L’attaque au portefeuille
L’association féministe activiste a en effet annoncé en octobre 2021 attaquer en justice le concours de beauté qui, selon son communiqué, « exploite des femmes en un spectacle sexiste, discriminant et lucratif ». En cause: la non-rémunération des Miss pour leur participation au concours, qui serait illégale. Mais derrière, Osez le féminisme entend remettre en cause plus largement le business-model de Miss France En effet, « 29 femmes rémunérées pendant au minimum un mois, plus le temps de repos, ça fait beaucoup d’argent », explique Violaine de Filippis, avocate de l’association sur ce dossier. Or Miss France est une petite structure. En 2017, Sylvie Tellier expliquait avoir sept employés permanents, et jusqu’à 300 personnes mobilisées pour l’élection.
La société Miss France, via Alexia Laroche-Joubert, a annoncé en novembre 2021 que les Miss France auraient un contrat de travail pour la seule soirée de l’élection. Insuffisant pour Violaine de Filippis, qui veut compter les semaines de répétition et toutes les interventions des miss régionales avant le grand soir. Là, c’est tout l’écosystème économique qui pourrait être bouleversé.

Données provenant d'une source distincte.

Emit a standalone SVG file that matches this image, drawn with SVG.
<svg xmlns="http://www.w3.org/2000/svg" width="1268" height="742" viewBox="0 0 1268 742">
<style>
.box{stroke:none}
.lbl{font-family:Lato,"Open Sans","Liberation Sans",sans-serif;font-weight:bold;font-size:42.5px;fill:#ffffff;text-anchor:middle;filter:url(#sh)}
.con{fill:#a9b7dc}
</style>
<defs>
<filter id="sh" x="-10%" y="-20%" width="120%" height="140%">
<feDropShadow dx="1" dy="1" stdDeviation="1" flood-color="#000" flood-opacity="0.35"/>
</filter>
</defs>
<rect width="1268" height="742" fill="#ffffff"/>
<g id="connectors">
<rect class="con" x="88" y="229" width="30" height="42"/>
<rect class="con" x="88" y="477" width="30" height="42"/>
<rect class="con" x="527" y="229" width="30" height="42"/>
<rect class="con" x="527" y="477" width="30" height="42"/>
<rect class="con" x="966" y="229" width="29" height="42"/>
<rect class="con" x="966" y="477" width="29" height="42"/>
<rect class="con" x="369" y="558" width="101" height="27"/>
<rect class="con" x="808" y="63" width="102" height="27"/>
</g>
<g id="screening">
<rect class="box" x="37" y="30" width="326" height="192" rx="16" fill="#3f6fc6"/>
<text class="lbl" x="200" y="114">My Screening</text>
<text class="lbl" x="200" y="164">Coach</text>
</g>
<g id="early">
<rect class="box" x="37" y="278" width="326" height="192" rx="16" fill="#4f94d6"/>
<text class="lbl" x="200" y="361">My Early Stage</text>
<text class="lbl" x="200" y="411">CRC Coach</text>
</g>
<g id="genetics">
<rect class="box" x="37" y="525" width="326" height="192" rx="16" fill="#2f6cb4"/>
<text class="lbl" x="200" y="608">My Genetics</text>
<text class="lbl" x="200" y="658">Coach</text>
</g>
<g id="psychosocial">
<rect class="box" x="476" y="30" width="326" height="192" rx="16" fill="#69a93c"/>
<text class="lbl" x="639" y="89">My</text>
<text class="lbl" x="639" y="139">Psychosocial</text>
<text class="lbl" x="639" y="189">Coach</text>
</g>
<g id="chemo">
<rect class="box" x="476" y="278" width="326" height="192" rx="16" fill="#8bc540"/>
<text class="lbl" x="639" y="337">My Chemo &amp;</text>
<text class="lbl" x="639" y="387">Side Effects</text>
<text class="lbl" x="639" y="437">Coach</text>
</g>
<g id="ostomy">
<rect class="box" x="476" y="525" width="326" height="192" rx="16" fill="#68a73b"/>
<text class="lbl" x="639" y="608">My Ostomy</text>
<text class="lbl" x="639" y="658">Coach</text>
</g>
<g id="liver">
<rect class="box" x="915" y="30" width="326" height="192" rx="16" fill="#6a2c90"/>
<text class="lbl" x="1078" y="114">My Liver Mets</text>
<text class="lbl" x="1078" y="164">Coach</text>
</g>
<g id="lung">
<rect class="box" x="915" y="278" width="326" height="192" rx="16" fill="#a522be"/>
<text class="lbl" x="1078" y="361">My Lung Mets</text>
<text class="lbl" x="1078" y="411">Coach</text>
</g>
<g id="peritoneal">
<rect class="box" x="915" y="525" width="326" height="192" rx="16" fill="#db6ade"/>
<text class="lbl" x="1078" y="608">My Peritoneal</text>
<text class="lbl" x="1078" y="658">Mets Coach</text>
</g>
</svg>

D’autant plus que si les prud’hommes reconnaissent que les Miss doivent être rémunérées, les Miss des deux dernières éditions pourraient réclamer une compensation. Surtout, « les Miss dépendraient alors de la convention collective des artistes-interprètes », continue Violaine de Filippis. Or, selon cette convention, il est interdit d’avoir d’autres critères physiques à l’embauche que le sexe. Finie, donc, la beauté comme critère « discriminatoire », ce qui remettrait en question la nature même du concours.
Un carton auprès des jeunes
Osez le féminisme envisage aussi une procédure pénale, qui infligerait des sanctions financières à Miss France. Le collectif veut notamment s’attaquer aux comités régionaux de Miss, des associations loi 1901, mais qui, selon l’avocate Violaine de Filippis, ne sont pas autonomes de la société Miss France qui, elle, poursuit un but lucratif. Ursula Le Menn assume son but : « On sait que ce qui va les toucher, c’est l’argent. Et l’idée de travail dissimulé peut impacter les annonceurs. » Le verdict est attendu le 6 janvier 2023.
Pas de quoi troubler les dirigeantes de la société Miss France, pour qui le succès de l’émission est une réponse aux polémiques. Surtout si l’on se penche sur ses parts de marché auprès des plus jeunes, où elle fait un carton: 72,5% d’audience auprès des 15-24 ans!